School Trustees v. Kirwin

25 Ill. 73 | Ill. | 1860

Breese, J.

There can be no doubt, from the evidence, that the money French received of West and Moore at Geneva, on the 20th of March, 1858, on the check or order of David Higgins, the school commissioner, was deposited by French in Kirwin’s bank in his own name, and amounted to twelve hundred and ninety-two dollars and thirty-seven cents. The school fund had no account in that banking house, French, the treasurer, making all his deposits of school money to his own credit.

Of this money, received on Higgins’ check, on the 20th of March, one bag of silver, containing two hundred and seventy-five dollars, is identified by witnesses as being in the bank vault, after the death of Kirwin and French, by the tag or label with the name of W. B. West upon it, and tied to the bag, and was paid over to Stevens, the administrator of Kirwin. For this amount the trustees of schools of the township, the appellants here, have obtained a decree against the estate of Kirwin.

From this decree the trustees have taken this appeal, insisting that the Circuit Court should have decreed-the whole balance of the amount deposited by French with Kirwin.
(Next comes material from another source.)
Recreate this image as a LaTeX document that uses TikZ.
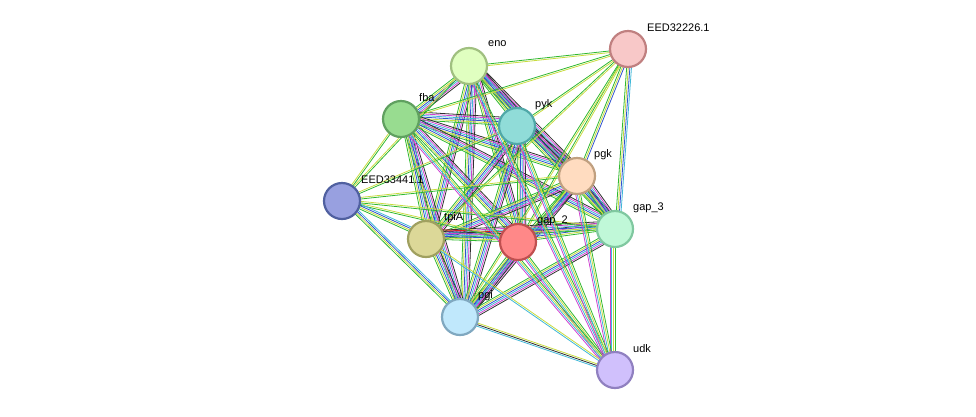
\documentclass[tikz,border=0pt]{standalone}
\usepackage{fontspec}
\setmainfont{Liberation Sans}
\usetikzlibrary{calc}
\definecolor{eg}{HTML}{30B830}
\definecolor{ey}{HTML}{C8DC40}
\definecolor{eb}{HTML}{3050D0}
\definecolor{ec}{HTML}{40B8D8}
\definecolor{em}{HTML}{D040D0}
\definecolor{ek}{HTML}{303030}
\definecolor{er}{HTML}{E02020}
\definecolor{f1}{HTML}{E0FFC0}\definecolor{d1}{HTML}{A0C080}
\definecolor{f2}{HTML}{F8C8C8}\definecolor{d2}{HTML}{C08080}
\definecolor{f3}{HTML}{98DC90}\definecolor{d3}{HTML}{60A060}
\definecolor{f4}{HTML}{90DCD8}\definecolor{d4}{HTML}{50A8A8}
\definecolor{f5}{HTML}{FFDCC0}\definecolor{d5}{HTML}{C0A080}
\definecolor{f6}{HTML}{98A0E0}\definecolor{d6}{HTML}{5060A0}
\definecolor{f7}{HTML}{DCD898}\definecolor{d7}{HTML}{A0A060}
\definecolor{f8}{HTML}{FF8888}\definecolor{d8}{HTML}{C05050}
\definecolor{f9}{HTML}{C0F8D8}\definecolor{d9}{HTML}{80C8A0}
\definecolor{f10}{HTML}{C0E8FC}\definecolor{d10}{HTML}{80A8C0}
\definecolor{f11}{HTML}{D0C0FC}\definecolor{d11}{HTML}{9080C0}
\newcommand\sedge[3]{%
  \foreach \c [count=\i] in {#3}{%
    \pgfmathsetmacro\o{(\i-1)*1.6}%
    \draw[draw=\c,line width=0.8pt] ($(#1)!\o pt!90:(#2)$) -- ($(#2)!\o pt!-90:(#1)$);}}
\begin{document}
\begin{tikzpicture}[x=1pt,y=-1pt,
  prot/.style={circle,minimum size=36pt,inner sep=0pt,line width=2.2pt},
  lab/.style={font=\fontsize{11}{12}\selectfont,anchor=west,inner sep=1pt}]
\useasboundingbox (0,0) rectangle (976,416);
\coordinate (eno) at (469,66);
\coordinate (eed2) at (628,49);
\coordinate (fba) at (401,119);
\coordinate (pyk) at (517,126);
\coordinate (pgk) at (577,176);
\coordinate (eed3) at (342,201);
\coordinate (tpiA) at (426,239);
\coordinate (gap2) at (518,242);
\coordinate (gap3) at (615,229);
\coordinate (pgi) at (460,317);
\coordinate (udk) at (615,370);
% core edges
\foreach \a/\b in {eno/fba,eno/pyk,eno/pgk,eno/tpiA,eno/gap2,eno/gap3,eno/pgi,
  fba/pyk,fba/pgk,fba/tpiA,fba/gap2,fba/gap3,fba/pgi,
  pyk/pgk,pyk/tpiA,pyk/gap2,pyk/gap3,pyk/pgi,
  pgk/tpiA,pgk/gap2,pgk/gap3,pgk/pgi,
  gap2/gap3,gap2/pgi,gap3/pgi,tpiA/pgi,tpiA/gap3}
  {\sedge{\a}{\b}{eg,ey,eb,ec,em,ek}}
\sedge{tpiA}{gap2}{eg,ey,eb,ec,em,ek,er}
% EED32226.1
\foreach \b in {eno,fba,pyk,tpiA,gap2,pgi} {\sedge{eed2}{\b}{eg,ey}}
\sedge{eed2}{pgk}{eg,ey,eb}
\sedge{eed2}{gap3}{eg,ey,eb,ec}
% EED33441.1
\foreach \b in {fba,eno,pyk,pgk,gap2,gap3} {\sedge{eed3}{\b}{eg,ey}}
\sedge{eed3}{tpiA}{eg,ey,eb,ec}
\sedge{eed3}{pgi}{eg,ey,eb,ec}
% udk
\foreach \b in {gap2,gap3,pgk,fba,eno,pyk} {\sedge{udk}{\b}{eg,ey,ec,em}}
\sedge{udk}{pgi}{ey,ek,ec}
\sedge{udk}{tpiA}{ey,ec}
% nodes
\node[prot,fill=f1,draw=d1] (n1) at (eno) {};
\node[prot,fill=f2,draw=d2] (n2) at (eed2) {};
\node[prot,fill=f3,draw=d3] (n3) at (fba) {};
\node[prot,fill=f4,draw=d4] (n4) at (pyk) {};
\node[prot,fill=f5,draw=d5] (n5) at (pgk) {};
\node[prot,fill=f6,draw=d6] (n6) at (eed3) {};
\node[prot,fill=f7,draw=d7] (n7) at (tpiA) {};
\node[prot,fill=f8,draw=d8] (n8) at (gap2) {};
\node[prot,fill=f9,draw=d9] (n9) at (gap3) {};
\node[prot,fill=f10,draw=d10] (n10) at (pgi) {};
\node[prot,fill=f11,draw=d11] (n11) at (udk) {};
% labels
\node[lab] (l1) at (487,44) {eno};
\node[lab] (l2) at (646,28) {EED32226.1};
\node[lab] (l3) at (418,98) {fba};
\node[lab] (l4) at (534,105) {pyk};
\node[lab] (l5) at (593,155) {pgk};
\node[lab] (l6) at (360,180) {EED33441.1};
\node[lab] (l7) at (443,218) {tpiA};
\node[lab] (l8) at (536,221) {gap\_2};
\node[lab] (l9) at (632,208) {gap\_3};
\node[lab] (l10) at (477,296) {pgi};
\node[lab] (l11) at (632,349) {udk};
\end{tikzpicture}
\end{document}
The facts show that French was the clerk and teller in Kirwin’s banking house, and that Kirwin was one of the securities of French on his bond as township treasurer, and became so with the distinct understanding and agreement with French that he should deposit in- his bank all the moneys he received as school moneys. It is idle to pretend that Kirwin did not know that the large deposits made by French, from time to time, were school moneys, for it is proved that French had little or no means beyond his salary, which was absorbed by his household expenses, and no resources, or very small, from any other quarter. He was not a moneyed man, or accustomed to handle or deal in large sums on his individual account, during the time he was treasurer, and in Kirwin’s employment in his bank. The conclusion is irresistible that Kirwin knew that these moneys belonged to the township school fund, and he allowed them to be mixed up with the general moneys of the bank, and to be deposited in the name of French, as his own proper funds.

Kirwin was then a voluntary trustee of these funds. An important inquiry of a court of equity is, whether property, bound by a trust, has come into the hands of persons who are either bound to execute the trust, or to preserve the property for the persons entitled to it. If the cases on this subject are adverted to, it will be found that trusts are enforced, not only against those persons who are rightfully possessed of trust property, as trustees, but also against all persons who come into possession of the property bound by the trust, with notice of the trust; and whoever so comes into possession, is considered as bound, with respect to that special property, to the execution of the trust. This court held this doctrine in the case of Norton et al. v. Hixon, post.

It is not necessary, if the trust be moneys, that the particular coin or kind of money, or the individual pieces, shall be identified, in order to pursue it, but its identity as a fund must be preserved so that it can be distinguished from all other money. So long as it can be followed as a separate and independent fund, distinguishable from any other fund, it can be pursued. U. States v. The Inhabitants of Waterborough, Daveis Cir. C. R. (Maine District) 159.

This is the ground chiefly relied on by the appellants for an enlarged decree in their behalf. To this they would be entitled, if the facts established the identity of this fund, which they do not. When it w.as received into the bank, the money was mixed up with the money of the bank, and its identity as a fund thereby lost. It never appeared on the books of the bank as a part of the school fund or school money.

All the money found in the vault of the bank, at Kirwin’s death, which was but two days prior to French’s death, was seven hundred and fifteen dollars and forty-five cents, none of which was identified as school funds, except the two hundred and seventy-five dollars in a certain marked bag.

The means of ascertaining the identity of this fund having failed, by the money having been mixed and confounded in a general mass of property of the bank, of the same description, the right to pursue it must also fail. Had it been proved that a fund in separate bags or parcels was found in the bank, of the precise amount received by French from the collector, a presumption might reasonably arise, that they were the identical school moneys. No such proof is made, nor is any fact established from which any other inference can be drawn, than the one drawn by the court, and for which the decree passed.

There were no costs taxed against the school trustees; and as to those awarded against Stevens, administrator, they are to be paid in due course of administration, all which is in conformity with law.

The decree is affirmed. Decree affirmed.